Storage Implementation (this change)
Tensor Creation.
Tensor Conversions.
Tensor Indexing.
Tensor Operations.
Back compatibility related changes.

This feature was requested by the community:
#4764
#4219
#4288

Change:
Added boolean type to the Storage class for CPU and CUDA backends.

Tested via:

unit tests
running this:
-> import torch
-> torch.BoolStorage
<class 'torch.BoolStorage'>
-> torch.cuda.BoolStorage
<class 'torch.cuda.BoolStorage'>

fmassa · 2019-02-06T18:52:28Z

Question: do we want to consider the bool tensor as holding 1bit data? E.g., by having uint8_t and packing it as 8 element tensor?

albanD · 2019-02-06T18:53:52Z

From a quick look, what is the reason why THCGenerateBoolType.h did not make it into THGenerateAllTypes.h ? Are there cases where you want to generate all other types but not bool?
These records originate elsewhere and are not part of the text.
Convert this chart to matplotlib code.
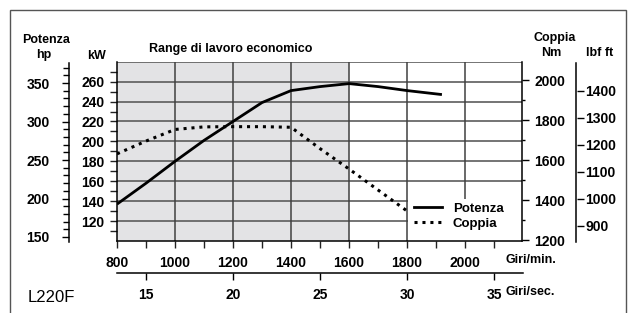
import matplotlib.pyplot as plt
from matplotlib.patches import Rectangle
from matplotlib.lines import Line2D

plt.rcParams['font.family'] = ['Liberation Sans', 'DejaVu Sans']
plt.rcParams['font.weight'] = 'bold'
plt.rcParams['font.size'] = 9

# -------------------------
# Data
# -------------------------
rpm_potenza = [800, 900, 1000, 1100, 1200, 1300, 1400, 1500, 1600, 1700, 1800, 1920]
potenza_kw = [137, 158, 180, 201, 220, 239, 251, 255, 258, 255, 251, 247]

rpm_coppia = [800, 900, 1000, 1100, 1200, 1300, 1400, 1500, 1600, 1700, 1800]
coppia_nm = [1631, 1695, 1753, 1766, 1767, 1767, 1764, 1657, 1555, 1450, 1345]

rpm_ticks = [800, 1000, 1200, 1400, 1600, 1800, 2000]
rps_ticks = [15, 20, 25, 30, 35]
kw_ticks = [120, 140, 160, 180, 200, 220, 240, 260]
hp_ticks = [150, 200, 250, 300, 350]
nm_ticks = [1200, 1400, 1600, 1800, 2000]
lbf_ticks = [900, 1000, 1100, 1200, 1300, 1400]

economic_range = (800, 1600)

W, H = 630, 313
TICK_FS = 10


def box(x0, y0, x1, y1):
    # pixel box (top-left origin) -> figure fraction
    return [x0 / W, 1 - y1 / H, (x1 - x0) / W, (y1 - y0) / H]


def only_spine(a, side):
    for s in a.spines:
        a.spines[s].set_visible(s == side)


fig = plt.figure(figsize=(6.3, 3.13), dpi=100)

# outer frame
fig.patches.append(Rectangle((10 / W, -0.1), 616 / W, 1.1 - 10 / H,
                             transform=fig.transFigure, fill=False,
                             edgecolor='#555555', lw=1))

# -------------------------
# Main axes: kW vs rpm
# -------------------------
ax = fig.add_axes(box(117, 61.7, 521.7, 241))
ax.set_xlim(800, 2195)
ax.set_ylim(100, 280)
ax.axvspan(*economic_range, color='#e3e3e5', zorder=0, lw=0)
for y in range(120, 281, 20):
    ax.axhline(y, color='#5c5c5c', lw=1.2, zorder=1)
for x in range(1000, 2001, 200):
    ax.axvline(x, color='#404040', lw=1.1, zorder=1)
ax.add_patch(Rectangle((0.72, 0), 0.28, 0.235, transform=ax.transAxes,
                       facecolor='white', edgecolor='none', zorder=2))

ax.plot(rpm_potenza, potenza_kw, color='black', lw=2, zorder=4,
        solid_capstyle='butt')

only_spine(ax, 'left')
ax.spines['bottom'].set_visible(True)
ax.spines['left'].set_linewidth(1.1)
ax.spines['bottom'].set_linewidth(1.1)
ax.set_xticks(rpm_ticks)
ax.set_xticks(range(900, 2200, 200), minor=True)
ax.set_yticks(kw_ticks)
ax.set_yticks(range(110, 280, 20), minor=True)
ax.tick_params(axis='both', which='both', direction='out', length=5,
               width=1, color='#222222')
ax.tick_params(axis='x', pad=6, labelsize=TICK_FS)
ax.tick_params(axis='y', pad=4, labelsize=TICK_FS)

# -------------------------
# Nm axis (right)
# -------------------------
ax2 = ax.twinx()
ax2.set_ylim(1195, 2092)
ax2.plot(rpm_coppia, coppia_nm, color='black', lw=2.2,
         linestyle=(0, (1, 1.6)), zorder=4)
only_spine(ax2, 'right')
ax2.spines['right'].set_linewidth(1.1)
ax2.set_yticks(nm_ticks)
ax2.set_yticks(range(1300, 2000, 200), minor=True)
ax2.tick_params(axis='y', which='major', direction='out', length=5, width=1,
                pad=4, labelsize=TICK_FS)
ax2.tick_params(axis='y', which='minor', direction='out', length=2, width=1)

handles = [Line2D([], [], color='black', lw=2),
           Line2D([], [], color='black', lw=2.2, linestyle=(0, (1, 1.6)))]
ax2.legend(handles, ['Potenza', 'Coppia'], loc='upper left',
           bbox_to_anchor=(0.735, 0.215), frameon=False, borderpad=0,
           borderaxespad=0, handlelength=2.1, handletextpad=0.8,
           labelspacing=0.2, prop={'weight': 'bold', 'size': 9.5})

# -------------------------
# Giri/sec axis below
# -------------------------
sec = ax.secondary_xaxis(-(273 - 241) / 179.3,
                         functions=(lambda r: r / 60, lambda s: s * 60))
sec.set_xticks(rps_ticks)
sec.spines['bottom'].set_bounds(800 / 60, 2200 / 60)
sec.spines['bottom'].set_linewidth(1.1)
sec.tick_params(direction='out', length=5, width=1, pad=6, labelsize=TICK_FS)

# -------------------------
# hp axis (far left)
# -------------------------
axh = fig.add_axes(box(69, 63, 70, 242))
axh.set_ylim(143.5, 376)
axh.set_xticks([])
axh.patch.set_visible(False)
only_spine(axh, 'left')
axh.spines['left'].set_linewidth(1.1)
axh.set_yticks(hp_ticks)
axh.set_yticks(range(160, 371, 10), minor=True)
axh.tick_params(axis='y', which='major', direction='out', length=5, width=1,
                pad=9, labelsize=TICK_FS)
axh.tick_params(axis='y', which='minor', direction='out', length=4, width=1)

# -------------------------
# lbf ft axis (far right)
# -------------------------
axl = fig.add_axes(box(576, 63, 577, 242))
axl.set_ylim(840.7, 1503.7)
axl.set_xticks([])
axl.patch.set_visible(False)
only_spine(axl, 'left')
axl.spines['left'].set_linewidth(1.1)
axl.yaxis.tick_right()
axl.set_yticks(lbf_ticks)
axl.tick_params(axis='y', direction='out', length=5, width=1, pad=1,
                labelsize=TICK_FS)

# -------------------------
# Labels
# -------------------------
fig.text(46 / W, 1 - 40 / H, 'Potenza', ha='center', va='center')
fig.text(44 / W, 1 - 55 / H, 'hp', ha='center', va='center')
fig.text(97 / W, 1 - 56 / H, 'kW', ha='center', va='center')
fig.text(555 / W, 1 - 38 / H, 'Coppia', ha='center', va='center')
fig.text(551 / W, 1 - 53 / H, 'Nm', ha='center', va='center')
fig.text(600 / W, 1 - 53 / H, 'lbf ft', ha='center', va='center')
fig.text(231 / W, 1 - 49 / H, 'Range di lavoro economico', ha='center',
         va='center')
fig.text(505 / W, 1 - 260 / H, 'Giri/min.', ha='left', va='center')
fig.text(505 / W, 1 - 292 / H, 'Giri/sec.', ha='left', va='center')
fig.text(28 / W, 1 - 297 / H, 'L220F', ha='left', va='center',
         fontsize=12, fontweight='normal')

fig.savefig('out.png', dpi=100)
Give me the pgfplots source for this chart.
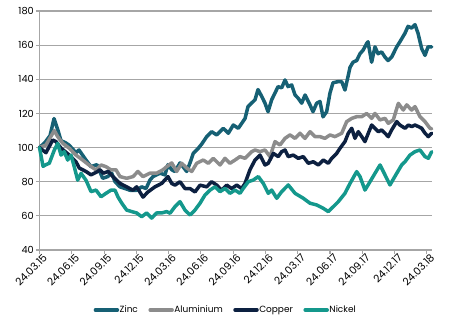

izdeby · 2019-02-06T19:24:40Z

From a quick look, what is the reason why THCGenerateBoolType.h did not make it into THGenerateAllTypes.h ? Are there cases where you want to generate all other types but not bool?

This was done to minimize the amount of needed changes. If THCGenerateBoolType.h/THGenerateBoolType.h were included in THCGenerateAllTypes.h/THGenerateAllType.h, this change would me significantly bigger and harder to review.
As an example, take a look at aten/src/TH/THTensor.h. If i had included bool type into *GenerateAllType, i would have to implement all Math, Random and Convolution functionality. This will be done, but later.

torch/csrc/byte_order.cpp

izdeby · 2019-02-07T00:05:30Z

Question: do we want to consider the bool tensor as holding 1bit data? E.g., by having uint8_t and packing it as 8 element tensor?

@fmassa , it's 1 byte, which is the same as numpy.

apaszke · 2019-02-07T20:33:27Z

I understand that it might be simpler to use uint8_t to represent a single element for now, but if we wanted to change the memory representation of those tensors in the future it would be a breaking change (people might have kernels), so it would be good to get it right sooner than later.

albanD · 2019-02-07T21:00:06Z

@apaszke but that would mean that we could not do from_numpy on numpy.bool into this type without copy? Which is what at least one of the issue is about no?

fmassa · 2019-02-07T21:35:37Z

A couple more thoughts:

if we actually want to have binary masks to be part of autograd (e.g., in order to solve problems like Log and indexing do not commute correctly with respect to gradient #12986) or for the mask in batched tensors, it might be useful considering a 1bit representation for memory savings.
having some kind of support for numeric representations with < 1 byte could be interesting, as it could potentially be a way of implementing low-precision numbers by packing 2/4/8 elements into a single byte

But I do agree that supporting 1bit (or 2bit? 4 bit?, 3 bit?) elements would be a much bigger endeavor. In particular, it would also mean changing all the support we currently have in TensorIterator and alike, which would not be easy.

gchanan · 2019-02-07T21:44:35Z

I buy @albanD's argument; there are use cases for 1 byte bools (even if we could magically also have 1-bit bools), and given our numpy affinity, it seems like the right choice to call 1-byte bools torch.bool.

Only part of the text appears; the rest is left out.